Wednesday 8 March 2017

Google Search Tricks You Need To Remember

The Google 'Around' Function Search Trick

I wrote the Google Search Tricks blog post on my website and thought I'd share here as well - read on for some fantastic insights into Google search tips:



One very powerful, but undocumented, search tool, is the AROUND function. If you wanted to research Barack Obama's interactions with Australia, you could simply include both terms in a search, but you'd find thousands of articles in which these two terms may appear many paragraphs apart, and bear no relation to one another.

But if instead you search "obama" AROUND(10) "australia" then the first results will be one in which Obama appears within ten words of Australia. NOTE: for this to work, both search terms must be in quotes, AROUND must be capitalized, and the number must be in parentheses.

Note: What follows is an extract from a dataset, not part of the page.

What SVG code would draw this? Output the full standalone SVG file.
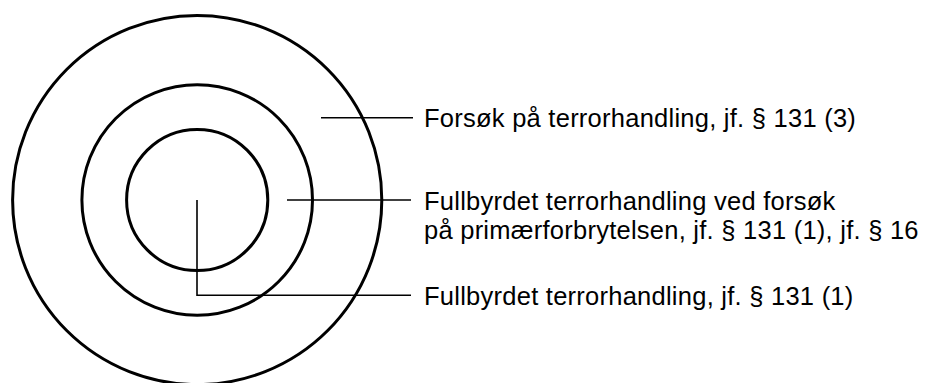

Ebay and Google - Using the negative sign to exclude results

(-) Knowing how and when to use the minus sign in a search query. i.e. search George Washington -gwu.edu. This also work with eBay e.g. iphone case -gel (to exclude all iphone cases made of gel)

Using Other Characters in Search

~ before a word to search simultaneously for the synonyms of that word.
.. to search for a range of numbers. For example, 1..10
(*) as a wildcard in quoted search strings to stand for one or many unknown words. "The * cat" will return things like The angry cat, the big brown cat...
(+) will ensure that a word is included in every search result. (per u/izerth, google got rid of the + operator, so now you have to put " around single words or use search tools->results->verbatim)

Quotes surrounding a phrase will ensure that exact phrase turns up.
Triple quotes """word""" will get you 'actual verbatim' and leave out what google thinks is relevant.

filetype: .whatever will make sure URLs have that extension at the end.
inurl: some.words_here will make sure whatever follows shows up in the URL. Good for refining your search by domain name.

intitle:word returns sites with 'word' in the title bar - also useful for index or mp4, mp3 / intitle:whatever will look for whatever to appear in the title bar of the page - for example try site:docs.google.com intitle:mp4

site:sitename.com will return only results from that site

Add 'forum' to the search to find others with the same question
Use Google Scholar- https://scholar.google.com/ to find only relevant articles from academics, case studies, etc. Great for medical as well.

Thanks to Reddit for these awesome tips!